Aanleiding
Er is verzocht om zekerheid vooraf over de kwalificatie van buitenlandse samenwerkingsverbanden naar Nederlandse fiscale maatstaven.
Feiten
X is een commanditaire vennootschap opgericht naar het recht van Nederland. Y is de beherend vennoot en een naar Nederlands recht opgerichte en in Nederland gevestigde vennootschap. Het doel van X is om te investeren in verschillende portfoliovennootschappen. X is van plan de investeringen in de portfoliovennootschappen via een Coöperatie met uitgesloten aansprakelijkheid opgericht naar het recht van en gevestigd in Nederland aan te houden. De belangen in X worden onder andere gehouden door een drietal buitenlandse samenwerkingsverbanden A,B en C, welke alle drie zijn opgericht naar het recht van een lidstaat van de Europese Unie (EU). Het verzoek is ingetrokken.
Rechtskader
Het verzoek om zekerheid vooraf ziet op de kwalificatie van A, B en C naar Nederlandse fiscale maatstaven. Op grond van het besluit van 11 december 2009, nr. CPP2009/519M kunnen buitenlandse samenwerkingsverbanden worden gekwalificeerd voor Nederlandse fiscale doeleinden aan de hand van een toetsingskader. Artikel 2, derde lid, onderdeel c van de Algemene wet inzake rijksbelastingen (AWR) in combinatie met het besluit inzake commanditaire vennootschappen en het toestemmingsvereiste van 15 december 2015, nr. BLKB2015/1209M spelen hierbij ook een rol. Relevant is hierbij het besluit van de Staatssecretaris van 19 juni 2019, nr. 2019/13003, Stcrt. 2019, nr. 35519, waarin de kaders voor het verkrijgen van zekerheid vooraf zijn gegeven met betrekking tot rulings met een internationaal karakter. Tevens is van belang de Regeling laagbelastende staten en niet-coöperatieve rechtsgebieden voor belastingdoeleinden van de Staatssecretaris van 31 december 2018, nr.

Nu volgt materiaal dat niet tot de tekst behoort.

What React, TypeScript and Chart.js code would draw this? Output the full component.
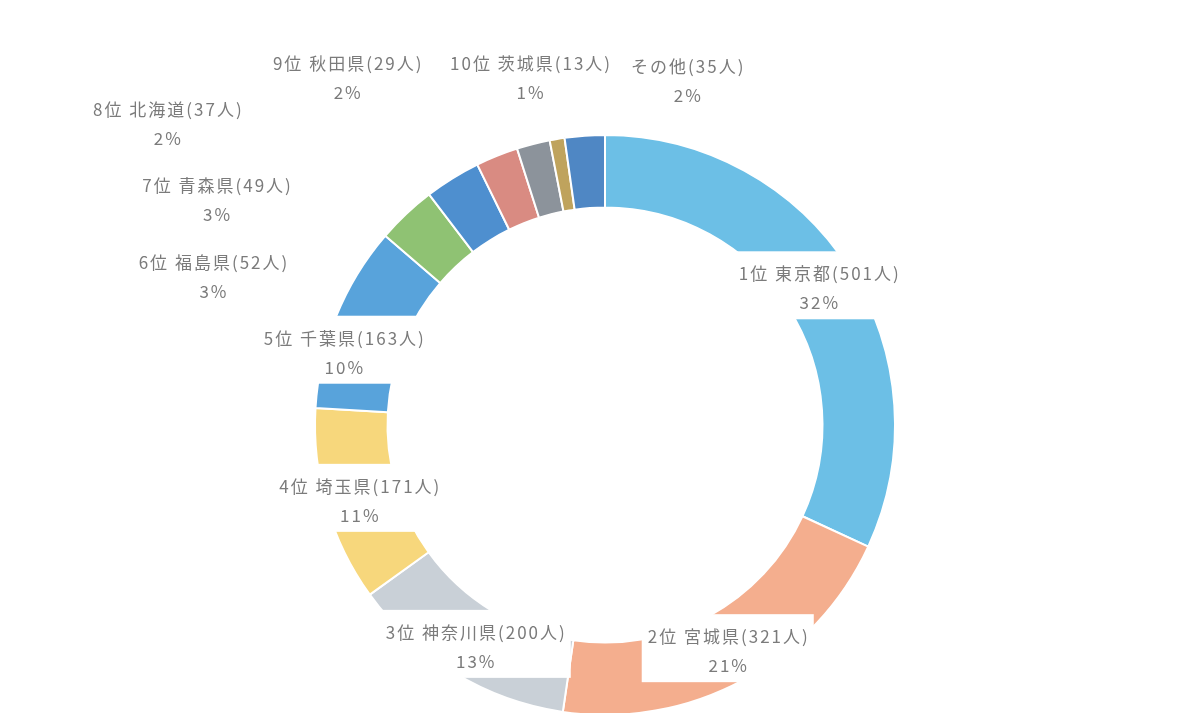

DB 2018/216528, Stcrt. 2018, 72064, zoals die is gewijzigd bij artikel VII van de Regeling van de Staatssecretaris van 18 december 2019, nr. 2019-0000199975, Stcrt. 2019, 69810.
Overwegingen
Het verzoek om zekerheid vooraf is ingetrokken voordat kon worden toegekomen aan de beoordeling of werd voldaan aan de voorwaarden uit het besluit van 19 juni 2019 (nummer 2019/13003). Een inhoudelijke analyse is daardoor achterwege gebleven.
Conclusie
Er is geen vaststellingsovereenkomst tot stand gekomen omdat het verzoek is ingetrokken.